■ Your goal ■
Starting at the line that contains "Write a Python" and stopping after the line that contains "fig = plt.figure(figsize=(W", copy the lines exactly. Pictures are left out.

■ Material shown ■
====================

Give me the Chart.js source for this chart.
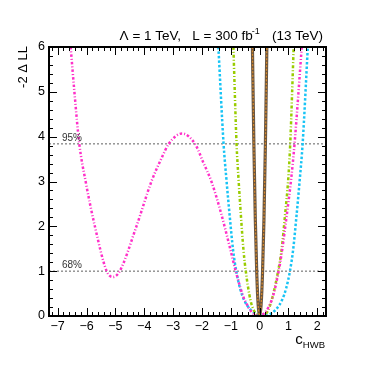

====================

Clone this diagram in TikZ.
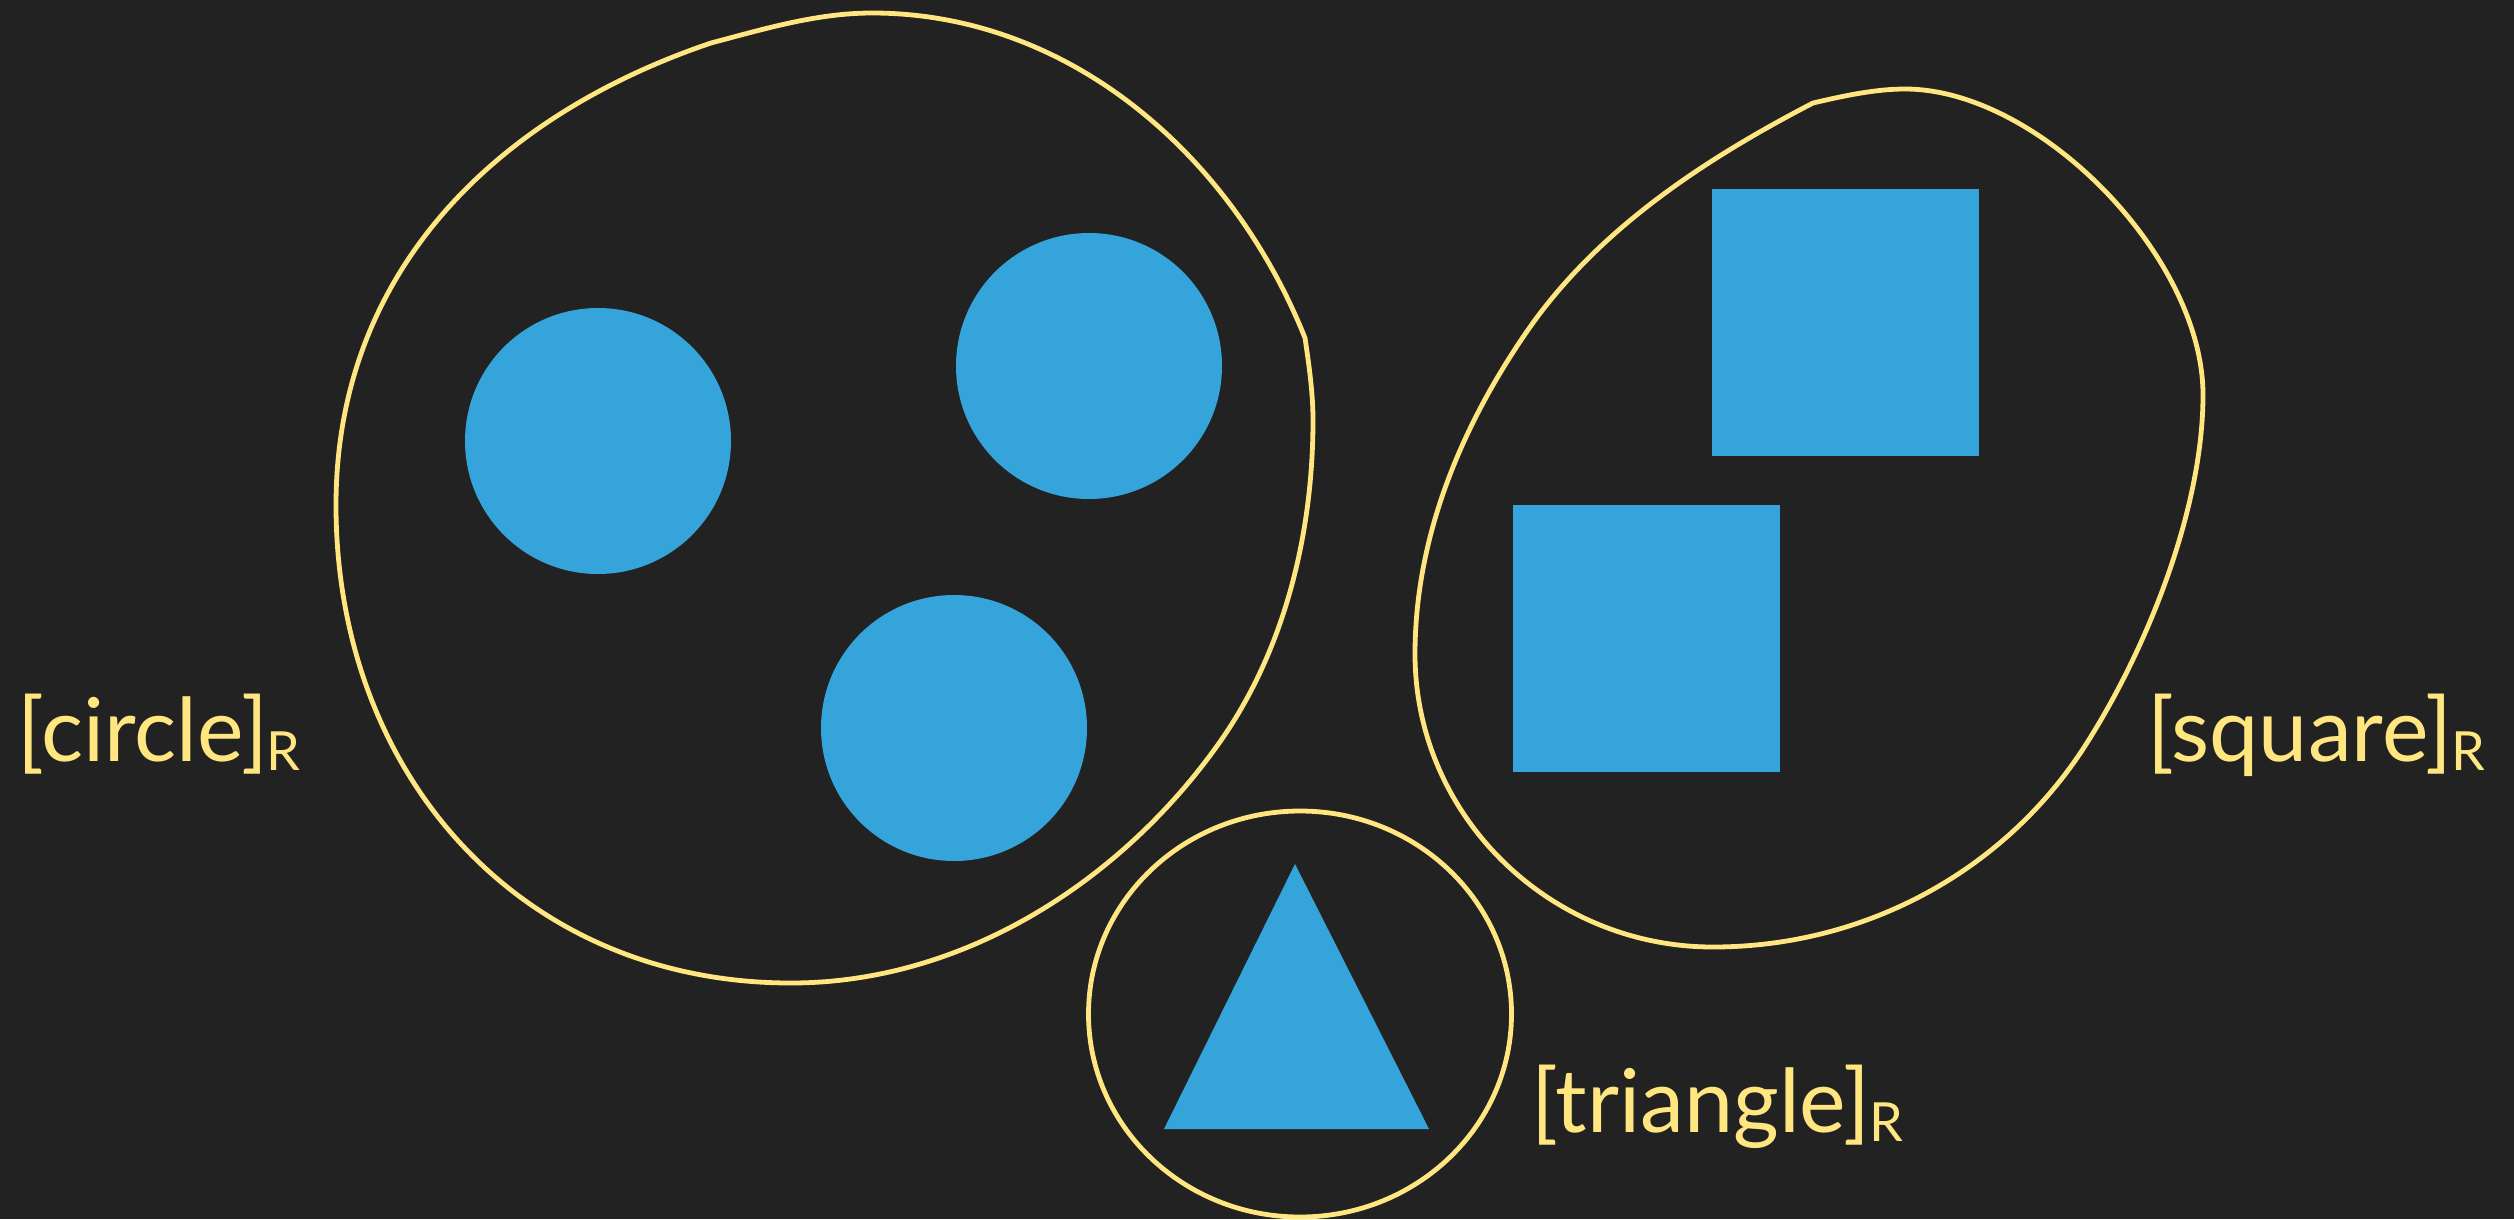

====================

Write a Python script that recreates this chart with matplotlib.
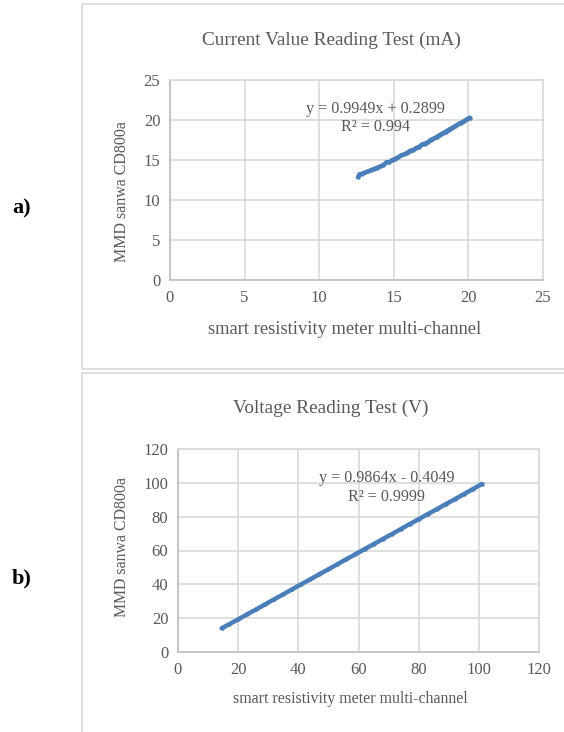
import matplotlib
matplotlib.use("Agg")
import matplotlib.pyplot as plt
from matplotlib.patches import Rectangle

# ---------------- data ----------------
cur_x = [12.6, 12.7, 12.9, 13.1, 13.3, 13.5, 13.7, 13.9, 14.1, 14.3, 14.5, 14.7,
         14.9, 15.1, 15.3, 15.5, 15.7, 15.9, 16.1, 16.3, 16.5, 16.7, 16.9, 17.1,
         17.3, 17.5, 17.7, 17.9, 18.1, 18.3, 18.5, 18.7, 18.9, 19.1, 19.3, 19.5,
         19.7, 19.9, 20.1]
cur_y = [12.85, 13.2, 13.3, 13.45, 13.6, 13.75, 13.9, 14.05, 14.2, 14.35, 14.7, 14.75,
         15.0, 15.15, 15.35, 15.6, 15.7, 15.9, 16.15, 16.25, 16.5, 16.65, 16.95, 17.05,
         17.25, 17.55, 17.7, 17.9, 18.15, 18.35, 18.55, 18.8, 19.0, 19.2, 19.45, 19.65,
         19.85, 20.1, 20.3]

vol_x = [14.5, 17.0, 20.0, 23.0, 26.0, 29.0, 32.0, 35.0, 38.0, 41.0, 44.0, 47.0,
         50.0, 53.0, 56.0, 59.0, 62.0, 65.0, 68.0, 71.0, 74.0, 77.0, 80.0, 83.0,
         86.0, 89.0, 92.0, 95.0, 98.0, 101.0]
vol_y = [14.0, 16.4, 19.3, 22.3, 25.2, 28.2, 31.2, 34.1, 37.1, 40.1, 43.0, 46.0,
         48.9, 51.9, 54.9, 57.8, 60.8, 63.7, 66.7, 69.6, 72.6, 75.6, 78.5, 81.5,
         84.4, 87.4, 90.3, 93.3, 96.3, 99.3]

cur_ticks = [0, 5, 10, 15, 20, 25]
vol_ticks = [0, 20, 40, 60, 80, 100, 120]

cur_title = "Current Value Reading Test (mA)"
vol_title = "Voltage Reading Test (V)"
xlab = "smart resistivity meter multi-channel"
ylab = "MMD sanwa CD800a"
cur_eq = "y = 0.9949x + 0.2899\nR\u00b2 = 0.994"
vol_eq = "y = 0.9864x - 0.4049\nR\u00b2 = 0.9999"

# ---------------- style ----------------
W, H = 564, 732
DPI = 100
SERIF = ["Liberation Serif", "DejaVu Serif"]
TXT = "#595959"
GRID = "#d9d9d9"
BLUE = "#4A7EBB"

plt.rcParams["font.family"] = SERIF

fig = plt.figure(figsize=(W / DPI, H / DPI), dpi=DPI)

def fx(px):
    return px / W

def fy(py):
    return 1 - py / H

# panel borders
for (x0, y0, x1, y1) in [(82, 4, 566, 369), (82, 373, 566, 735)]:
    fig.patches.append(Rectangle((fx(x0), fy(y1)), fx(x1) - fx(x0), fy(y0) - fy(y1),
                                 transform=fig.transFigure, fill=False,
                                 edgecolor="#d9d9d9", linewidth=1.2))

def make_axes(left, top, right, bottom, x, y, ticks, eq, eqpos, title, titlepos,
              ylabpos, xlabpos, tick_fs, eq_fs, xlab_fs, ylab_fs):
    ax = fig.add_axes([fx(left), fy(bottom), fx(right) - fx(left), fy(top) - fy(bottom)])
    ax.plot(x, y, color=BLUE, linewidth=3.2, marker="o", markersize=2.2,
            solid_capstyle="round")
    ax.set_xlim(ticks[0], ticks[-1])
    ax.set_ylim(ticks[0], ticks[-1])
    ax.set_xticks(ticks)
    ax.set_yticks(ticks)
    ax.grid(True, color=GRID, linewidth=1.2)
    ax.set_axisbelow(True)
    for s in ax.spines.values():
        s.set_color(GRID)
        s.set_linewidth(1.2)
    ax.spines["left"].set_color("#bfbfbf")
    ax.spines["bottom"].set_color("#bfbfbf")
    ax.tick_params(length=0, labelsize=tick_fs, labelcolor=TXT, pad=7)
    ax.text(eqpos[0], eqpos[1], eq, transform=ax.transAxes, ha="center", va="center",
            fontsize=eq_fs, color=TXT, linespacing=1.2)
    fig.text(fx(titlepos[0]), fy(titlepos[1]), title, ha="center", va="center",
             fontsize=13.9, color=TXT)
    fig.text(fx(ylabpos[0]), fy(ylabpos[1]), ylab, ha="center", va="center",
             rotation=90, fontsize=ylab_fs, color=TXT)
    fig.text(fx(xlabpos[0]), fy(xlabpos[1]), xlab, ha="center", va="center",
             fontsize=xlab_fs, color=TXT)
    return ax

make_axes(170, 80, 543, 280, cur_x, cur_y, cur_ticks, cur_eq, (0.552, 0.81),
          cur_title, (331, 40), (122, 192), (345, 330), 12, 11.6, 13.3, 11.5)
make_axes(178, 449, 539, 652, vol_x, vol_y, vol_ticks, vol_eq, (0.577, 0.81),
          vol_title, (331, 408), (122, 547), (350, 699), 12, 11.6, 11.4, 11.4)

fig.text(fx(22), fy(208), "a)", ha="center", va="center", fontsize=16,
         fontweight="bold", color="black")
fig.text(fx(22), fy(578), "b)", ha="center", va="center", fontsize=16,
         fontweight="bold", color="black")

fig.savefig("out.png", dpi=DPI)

====================

■ Completed task ■
Write a Python script that recreates this chart with matplotlib.
import matplotlib
matplotlib.use("Agg")
import matplotlib.pyplot as plt
from matplotlib.patches import Rectangle

# ---------------- data ----------------
cur_x = [12.6, 12.7, 12.9, 13.1, 13.3, 13.5, 13.7, 13.9, 14.1, 14.3, 14.5, 14.7,
         14.9, 15.1, 15.3, 15.5, 15.7, 15.9, 16.1, 16.3, 16.5, 16.7, 16.9, 17.1,
         17.3, 17.5, 17.7, 17.9, 18.1, 18.3, 18.5, 18.7, 18.9, 19.1, 19.3, 19.5,
         19.7, 19.9, 20.1]
cur_y = [12.85, 13.2, 13.3, 13.45, 13.6, 13.75, 13.9, 14.05, 14.2, 14.35, 14.7, 14.75,
         15.0, 15.15, 15.35, 15.6, 15.7, 15.9, 16.15, 16.25, 16.5, 16.65, 16.95, 17.05,
         17.25, 17.55, 17.7, 17.9, 18.15, 18.35, 18.55, 18.8, 19.0, 19.2, 19.45, 19.65,
         19.85, 20.1, 20.3]

vol_x = [14.5, 17.0, 20.0, 23.0, 26.0, 29.0, 32.0, 35.0, 38.0, 41.0, 44.0, 47.0,
         50.0, 53.0, 56.0, 59.0, 62.0, 65.0, 68.0, 71.0, 74.0, 77.0, 80.0, 83.0,
         86.0, 89.0, 92.0, 95.0, 98.0, 101.0]
vol_y = [14.0, 16.4, 19.3, 22.3, 25.2, 28.2, 31.2, 34.1, 37.1, 40.1, 43.0, 46.0,
         48.9, 51.9, 54.9, 57.8, 60.8, 63.7, 66.7, 69.6, 72.6, 75.6, 78.5, 81.5,
         84.4, 87.4, 90.3, 93.3, 96.3, 99.3]

cur_ticks = [0, 5, 10, 15, 20, 25]
vol_ticks = [0, 20, 40, 60, 80, 100, 120]

cur_title = "Current Value Reading Test (mA)"
vol_title = "Voltage Reading Test (V)"
xlab = "smart resistivity meter multi-channel"
ylab = "MMD sanwa CD800a"
cur_eq = "y = 0.9949x + 0.2899\nR\u00b2 = 0.994"
vol_eq = "y = 0.9864x - 0.4049\nR\u00b2 = 0.9999"

# ---------------- style ----------------
W, H = 564, 732
DPI = 100
SERIF = ["Liberation Serif", "DejaVu Serif"]
TXT = "#595959"
GRID = "#d9d9d9"
BLUE = "#4A7EBB"

plt.rcParams["font.family"] = SERIF

fig = plt.figure(figsize=(W / DPI, H / DPI), dpi=DPI)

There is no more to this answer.